China and the U.S. are set to begin talks in Washington on Wednesday at a two-day conference intended to address varying economic issues, though of chief concern to the U.S. is the trade deficit that exists between it and China.

Present at the talks will be Secretary of State John Kerry, Treasury Secretary Jacob Lew, and their counterparts, Vice Premier Wang Yang and State Councilor Yang Jiechi.

The U.S.-China Strategic and Economic Dialogue could be somewhat tense: the U.S. has previously wanted to deal with the issue of spying and theft related to intellectual property, while leaks coming from former National Security Agency contractor Eric Snowden have revealed that Washington has been hacking into Chinese computers in Hong Kong and elsewhere since 2009. This makes concerns expressed by the White House significantly weaker than they might have been, though the U.S. will attempt to differentiate security concerns from trade secrets.

The flow of goods between the two countries will be a chief topic of discussion this week, as the trade deficit between the U.S. and China favors the eastern country quite heavy — the difference in 2012 is in the neighborhood of $315.1 billion.

U.S. businesses want greater access to heavily regulated Chinese markets, according to John Frisbie, president of the U.S.-China Business Council. Speaking in an interview with Bloomberg television, he said that cloud computing and agriculture remain highly inaccessible to American firms.

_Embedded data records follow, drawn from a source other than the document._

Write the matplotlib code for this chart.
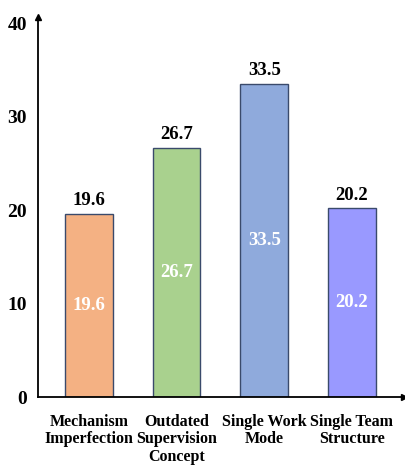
import matplotlib.pyplot as plt
import numpy as np

plt.rcParams['font.family'] = ['Liberation Serif', 'DejaVu Serif']
plt.rcParams['font.weight'] = 'bold'

categories = ['Mechanism\nImperfection', 'Outdated\nSupervision\nConcept',
              'Single Work\nMode', 'Single Team\nStructure']
values = [19.6, 26.7, 33.5, 20.2]
colors = ['#F4B183', '#A9D18E', '#8FAADC', '#9999FF']
yticks = [0, 10, 20, 30, 40]

fig = plt.figure(figsize=(4.06, 4.66), dpi=100)
ax = fig.add_axes([0.094, 0.148, 0.9, 0.816])

x = np.arange(len(categories))
bars = ax.bar(x, values, width=0.545, color=colors,
              edgecolor='#3A4A6B', linewidth=1.0, zorder=2)

for rect, v in zip(bars, values):
    cx = rect.get_x() + rect.get_width() / 2
    ax.text(cx, v + 0.5, f'{v}', ha='center', va='bottom',
            fontsize=13.5, fontweight='bold', color='black')
    ax.text(cx, v / 2, f'{v}', ha='center', va='center',
            fontsize=13.5, fontweight='bold', color='white')

ax.set_xlim(-0.58, 3.59)
ax.set_ylim(0, 40.7)
ax.set_xticks(x)
ax.set_xticklabels(categories, fontsize=11.5, fontweight='bold', linespacing=1.15)
ax.set_yticks(yticks)
ax.set_yticklabels([str(t) for t in yticks], fontsize=14, fontweight='bold')
ax.tick_params(axis='both', length=0)
ax.tick_params(axis='x', pad=12)
ax.tick_params(axis='y', pad=8)

for side in ['top', 'right']:
    ax.spines[side].set_visible(False)
ax.spines['left'].set_linewidth(1.3)
ax.spines['bottom'].set_linewidth(1.3)

# arrow heads on the two axes
ax.plot(1, 0, '>k', markersize=4, transform=ax.transAxes, clip_on=False)
ax.plot(0, 1, '^k', markersize=4, transform=ax.transAxes, clip_on=False)

fig.savefig('out.png', dpi=100)
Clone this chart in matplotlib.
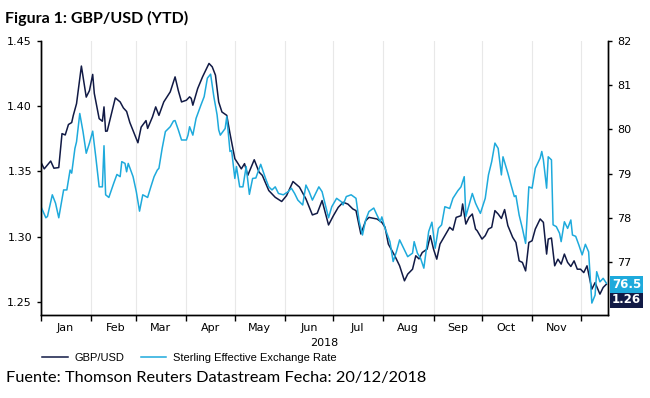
import numpy as np
import pandas as pd
import matplotlib
matplotlib.use("Agg")
import matplotlib.pyplot as plt
import matplotlib.dates as mdates

# --- data (day of year 2018, value) ---
gbp_day = [0, 2, 6, 8, 11, 13, 15, 17, 19, 20, 22, 25, 28, 30, 32, 33, 36, 38, 39, 40,
           41, 46, 49, 51, 53, 55, 60, 62, 65, 66, 69, 71, 73, 76, 80, 83, 85, 87, 90, 92,
           93, 94, 97, 100, 104, 106, 108, 110, 112, 115, 117, 120, 122, 124, 126, 128, 132, 135, 137, 141,
           145, 149, 152, 156, 160, 164, 168, 171, 174, 178, 181, 184, 187, 190, 193, 195, 198, 201, 203, 208,
           211, 213, 215, 219, 222, 225, 227, 230, 232, 234, 236, 239, 241, 243, 245, 247, 250, 253, 255, 257,
           260, 261, 263, 265, 267, 269, 270, 273, 275, 277, 279, 281, 283, 285, 287, 289, 292, 294, 296, 298,
           300, 302, 304, 306, 309, 311, 313, 314, 316, 318, 320, 322, 324, 326, 328, 330, 332, 334, 336, 338,
           341, 343, 346, 348, 350]
gbp_usd = [1.357, 1.352, 1.358, 1.3525, 1.353, 1.379, 1.378, 1.386, 1.3875, 1.393, 1.402, 1.4308, 1.407, 1.412, 1.4244, 1.4098, 1.3905, 1.3885, 1.3995, 1.3808,
           1.381, 1.4064, 1.4033, 1.3987, 1.396, 1.3875, 1.372, 1.384, 1.389, 1.383, 1.3918, 1.3995, 1.393, 1.4033, 1.411, 1.4225, 1.412, 1.4033, 1.4046, 1.4072,
           1.406, 1.4008, 1.4136, 1.4225, 1.4328, 1.4302, 1.4238, 1.4033, 1.3956, 1.393, 1.379, 1.3598, 1.356, 1.352, 1.356, 1.347, 1.359, 1.3495, 1.347, 1.3354,
           1.3302, 1.327, 1.3315, 1.3423, 1.338, 1.329, 1.3167, 1.318, 1.3277, 1.309, 1.3161, 1.3225, 1.3264, 1.325, 1.3213, 1.320, 1.3021, 1.3123, 1.3148, 1.3136,
           1.311, 1.3072, 1.2944, 1.2854, 1.2777, 1.2662, 1.2713, 1.2751, 1.2854, 1.283, 1.2879, 1.2905, 1.3008, 1.2905, 1.2828, 1.2944, 1.3008, 1.3072, 1.305, 1.3148,
           1.3161, 1.3251, 1.3097, 1.3148, 1.3174, 1.3059, 1.3046, 1.2982, 1.3008, 1.3059, 1.3072, 1.32, 1.3174, 1.314, 1.3208, 1.3085, 1.2995, 1.2956, 1.2815, 1.2803,
           1.2738, 1.2956, 1.2969, 1.3059, 1.3136, 1.311, 1.2867, 1.2982, 1.299, 1.2777, 1.2828, 1.279, 1.2867, 1.2803, 1.2772, 1.2815, 1.2751, 1.2751, 1.2725, 1.2777,
           1.2598, 1.2648, 1.256, 1.2611, 1.2636]

eer_day = [0, 3, 4, 7, 9, 11, 14, 16, 18, 19, 21, 22, 24, 26, 28, 30, 32, 34, 36, 38,
           39, 40, 42, 45, 47, 49, 50, 52, 53, 54, 57, 59, 61, 63, 66, 68, 70, 72, 73, 75,
           77, 80, 82, 83, 85, 87, 90, 91, 92, 94, 96, 99, 101, 103, 105, 107, 109, 110, 111, 114,
           115, 117, 118, 120, 121, 123, 125, 127, 129, 131, 133, 136, 139, 141, 143, 145, 147, 150, 153, 155,
           157, 159, 162, 164, 166, 168, 172, 174, 176, 178, 180, 183, 186, 187, 189, 192, 195, 197, 199, 201,
           203, 206, 208, 210, 211, 213, 216, 218, 220, 222, 224, 227, 230, 231, 233, 235, 237, 240, 242, 244,
           246, 248, 250, 253, 255, 258, 260, 262, 263, 265, 267, 269, 270, 272, 275, 277, 279, 281, 283, 285,
           286, 289, 291, 293, 294, 296, 298, 300, 302, 304, 306, 309, 310, 311, 313, 314, 316, 317, 319, 321,
           322, 324, 326, 328, 329, 331, 333, 335, 337, 339, 341, 343, 344, 346, 348, 350]
sterling_eer = [78.25, 78.0, 78.03, 78.52, 78.33, 78.0, 78.63, 78.63, 79.08, 79.01, 79.57, 79.72, 80.36, 79.95, 79.46, 79.69, 79.96, 79.35, 78.70, 78.70,
                79.63, 78.52, 78.46, 78.78, 78.98, 78.93, 79.27, 79.23, 79.04, 79.23, 78.93, 78.59, 78.15, 78.52, 78.46, 78.70, 78.93, 79.08, 79.12, 79.57,
                79.95, 80.06, 80.19, 80.2, 79.99, 79.76, 79.76, 79.87, 80.06, 79.87, 80.25, 80.55, 80.74, 81.16, 81.25, 80.74, 80.33, 79.99, 79.87, 80.02,
                80.29, 79.50, 79.52, 78.89, 79.16, 78.70, 78.70, 79.16, 78.53, 78.89, 78.9, 79.21, 78.89, 78.70, 78.63, 78.70, 78.55, 78.52, 78.59, 78.67,
                78.55, 78.40, 78.29, 78.74, 78.59, 78.40, 78.70, 78.59, 78.29, 78.0, 78.25, 78.44, 78.36, 78.29, 78.48, 78.52, 78.44, 77.91, 77.61, 77.95,
                78.14, 78.22, 78.06, 77.91, 78.02, 77.76, 77.46, 77.01, 77.23, 77.50, 77.35, 77.12, 77.20, 77.46, 77.20, 77.08, 76.86, 77.69, 77.90, 77.31,
                77.76, 77.84, 78.25, 78.21, 78.44, 78.61, 78.70, 78.93, 78.03, 78.29, 78.55, 78.33, 78.25, 78.10, 78.44, 78.97, 79.27, 79.69, 79.57, 78.97,
                79.38, 79.01, 78.74, 78.48, 78.5, 78.06, 77.76, 77.42, 78.70, 78.67, 79.12, 79.35, 79.50, 79.31, 78.67, 79.38, 79.31, 77.84, 77.80, 77.65,
                77.46, 77.91, 77.76, 77.95, 77.61, 77.58, 77.38, 77.16, 77.40, 77.23, 76.07, 76.25, 76.78, 76.55, 76.63, 76.52]

NAVY = "#111a45"
BLUE = "#1eaadc"

start = pd.Timestamp("2018-01-01")
gbp_dates = start + pd.to_timedelta(gbp_day, unit="D")
eer_dates = start + pd.to_timedelta(eer_day, unit="D")

fig = plt.figure(figsize=(6.5, 3.98), dpi=100)
ax = fig.add_axes([41 / 650, 83 / 398, 567 / 650, 274 / 398])
ax2 = ax.twinx()

ax.plot(gbp_dates, gbp_usd, color=NAVY, lw=1.1, label="GBP/USD")
ax2.plot(eer_dates, sterling_eer, color=BLUE, lw=1.1, label="Sterling Effective Exchange Rate")

ax.set_xlim(start, start + pd.Timedelta(days=351))
ax.set_ylim(1.24, 1.45)
ax2.set_ylim(75.8, 82)
ax.set_yticks([1.25, 1.30, 1.35, 1.40, 1.45])
ax.set_yticklabels([f"{v:.2f}" for v in [1.25, 1.30, 1.35, 1.40, 1.45]])
ax2.set_yticks([77, 78, 79, 80, 81, 82])

# limites de mes = ticks mayores, etiquetas a mitad de mes (Jan..Nov)
ax.xaxis.set_major_locator(mdates.MonthLocator())
ax.xaxis.set_major_formatter(plt.NullFormatter())
ax.xaxis.set_minor_locator(mdates.MonthLocator(bymonth=range(1, 12), bymonthday=16))
ax.xaxis.set_minor_formatter(mdates.DateFormatter("%b"))
ax.tick_params(axis="x", which="minor", length=0, labelsize=8, pad=6)
ax.tick_params(axis="x", which="major", length=4, width=1)
ax.tick_params(axis="y", length=3, width=1, labelsize=8)
ax2.tick_params(axis="y", length=3, width=1, labelsize=8)
ax.grid(axis="x", which="major", color="#e8e8e8", lw=0.8)

for a in (ax, ax2):
    a.spines["top"].set_visible(False)
    for s in ("left", "right", "bottom"):
        a.spines[s].set_linewidth(1.0)
        a.spines[s].set_color("black")

ax.set_xlabel("2018", fontsize=8, labelpad=3)

# etiquetas con el ultimo valor
ax2.annotate(f"{sterling_eer[-1]:.1f}", xy=(1, sterling_eer[-1]), xycoords=("axes fraction", "data"),
             xytext=(3, -1), textcoords="offset points", va="center", ha="left",
             color="white", fontsize=8.5, fontweight="bold",
             bbox=dict(boxstyle="square,pad=0.15", fc=BLUE, ec="none"))
ax.annotate(f"{gbp_usd[-1]:.2f}", xy=(1, gbp_usd[-1]), xycoords=("axes fraction", "data"),
            xytext=(3, -11), textcoords="offset points", va="center", ha="left",
            color="white", fontsize=8.5, fontweight="bold",
            bbox=dict(boxstyle="square,pad=0.15", fc=NAVY, ec="none"))

h1, l1 = ax.get_legend_handles_labels()
h2, l2 = ax2.get_legend_handles_labels()
fig.legend(h1 + h2, l1 + l2, loc="center left", bbox_to_anchor=(42 / 650, 1 - 358 / 398),
           ncol=2, frameon=False, borderpad=0, borderaxespad=0, handlelength=2.3,
           handletextpad=0.6, columnspacing=1.5, prop={"family": "Liberation Sans", "size": 8})

fig.text(5 / 650, 1 - 18 / 398, "Figura 1: GBP/USD (YTD)", fontsize=11.5, fontweight="bold",
         family="Lato", va="center", ha="left")
fig.text(6 / 650, 1 - 378 / 398, "Fuente: Thomson Reuters Datastream Fecha: 20/12/2018",
         fontsize=11.8, family="Lato", va="center", ha="left")

fig.savefig("out.png", dpi=100)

The problem doesn’t flow just one way, though, Vice Premier Yang wrote in an op-ed for The Wall Street Journal. Touching on the apparent hypocrisy, Yang said: “Some Chinese wonder why their country’s corporate investments in America have suffered setbacks time and again, even as the U.S. is actively trying to expand employment. Why should the U.S. keep talking about its trade imbalance with China while refusing to lift controls on high-tech exports to China?”

The complaint could in part be a reference to licensing requirements the U.S. government has on high-tech products going to China. The requirements are intended to prevent products from being militarized by the Chinese government or other recipients of the technology.

China faces its own criticism on the government control front as many in the U.S. tire of a constantly weak yuan. The alleged efforts of Beijing to devalue its currency and bolster the country’s exports puts American companies at a disadvantage in trading, since the cheaper yuan facilitates more consumption of Chinese products in America. The yuan has risen recently to 6.1326 per dollar, perhaps bolstering China’s defense of its currency practices.

While weaker growth in China may give the U.S. some kind of negotiating edge, the Chinese government has accepted a reduction in economic expansion as a part of its societal maturation. Without substantial decline, the government isn’t apt to take action and correct the slowdown. President Xi Jinping asking the global community to look at other variables in China, including environmental improvements, welfare, and social development.